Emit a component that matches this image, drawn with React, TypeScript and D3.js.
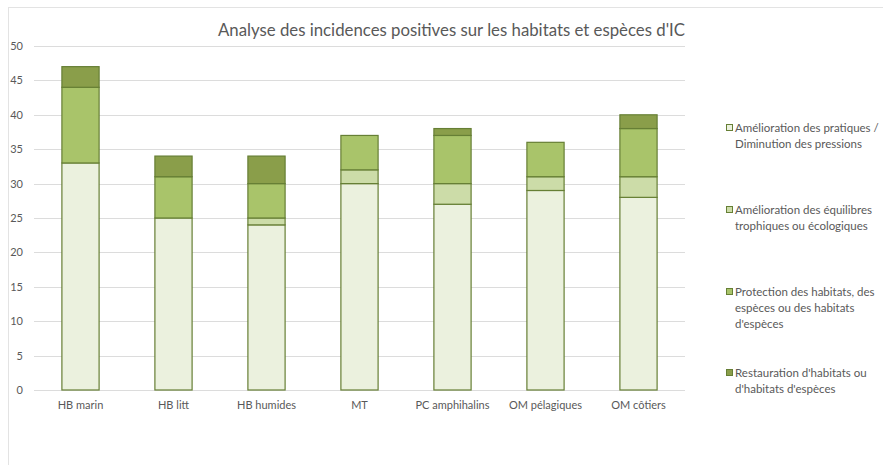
import React from "react";
import * as d3 from "d3";

const categories = ["HB marin", "HB litt", "HB humides", "MT", "PC amphihalins", "OM pélagiques", "OM côtiers"];
const seriesNames = [
  ["Amélioration des pratiques /", "Diminution des pressions"],
  ["Amélioration des équilibres", "trophiques ou écologiques"],
  ["Protection des habitats, des", "espèces ou des habitats", "d'espèces"],
  ["Restauration d'habitats ou", "d'habitats d'espèces"],
];
const pratiques = [33, 25, 24, 30, 27, 29, 28];
const equilibres = [0, 0, 1, 2, 3, 2, 3];
const protection = [11, 6, 5, 5, 7, 5, 7];
const restauration = [3, 3, 4, 0, 1, 0, 2];
const yTicks = [0, 5, 10, 15, 20, 25, 30, 35, 40, 45, 50];
const title = "Analyse des incidences positives sur les habitats et espèces d'IC";

const colors = ["#EBF1DE", "#CCDCA8", "#A9C46A", "#8A9E4A"];
const stroke = "#667F35";
const textColor = "#595959";
const font = "Lato, 'Open Sans', sans-serif";

export default function App() {
  const W = 883, H = 465;
  const series = [pratiques, equilibres, protection, restauration];
  const x = d3.scaleBand<string>().domain(categories).range([34, 685]).paddingInner(0.6).paddingOuter(0.3);
  const y = d3.scaleLinear().domain([0, 50]).range([390, 46]);
  const rows = categories.map((c, i) => {
    const o: any = { cat: c };
    series.forEach((s, k) => (o["s" + k] = s[i]));
    return o;
  });
  const stack = d3.stack<any>().keys(["s0", "s1", "s2", "s3"])(rows);
  const legendY = [132, 214, 296, 377];

  return (
    <svg width={W} height={H} style={{ position: "absolute", left: 0, top: 0, background: "#fff" }} fontFamily={font}>
      <rect x={8.5} y={7.5} width={W} height={H} fill="none" stroke="#E3E3E3" />
      <text x={451.5} y={36} textAnchor="middle" fontSize={16.8} fill={textColor}>{title}</text>
      {yTicks.map((t) => (
        <g key={t}>
          <line x1={34} x2={685} y1={Math.round(y(t)) + 0.5} y2={Math.round(y(t)) + 0.5} stroke="#DCDCDC" strokeWidth={1} />
          <text x={23} y={y(t) + 4} textAnchor="end" fontSize={11} fill={textColor}>{t}</text>
        </g>
      ))}
      {stack.map((layer, k) => (
        <g key={k}>
          {layer.map((d, i) =>
            d[1] - d[0] > 0 ? (
              <rect key={i} x={x(categories[i])!} y={y(d[1])} width={x.bandwidth()} height={y(d[0]) - y(d[1])}
                fill={colors[k]} stroke={stroke} strokeWidth={1.2} />
            ) : null
          )}
        </g>
      ))}
      {categories.map((c) => (
        <text key={c} x={x(c)! + x.bandwidth() / 2} y={409} textAnchor="middle" fontSize={11} fill={textColor}>{c}</text>
      ))}
      {seriesNames.map((lines, k) => (
        <g key={k}>
          <rect x={726.5} y={legendY[k] - 7.5} width={6} height={6} fill={colors[k]} stroke={stroke} strokeWidth={1} />
          {lines.map((l, j) => (
            <text key={j} x={735} y={legendY[k] + j * 16} fontSize={11.5} fill={textColor}>{l}</text>
          ))}
        </g>
      ))}
    </svg>
  );
}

:::::

Repeat the listing above up to and including the line with "import * as", starting from its first line. Drop any pictures.

Emit a component that matches this image, drawn with React, TypeScript and D3.js.
import React from "react";
import * as d3 from "d3";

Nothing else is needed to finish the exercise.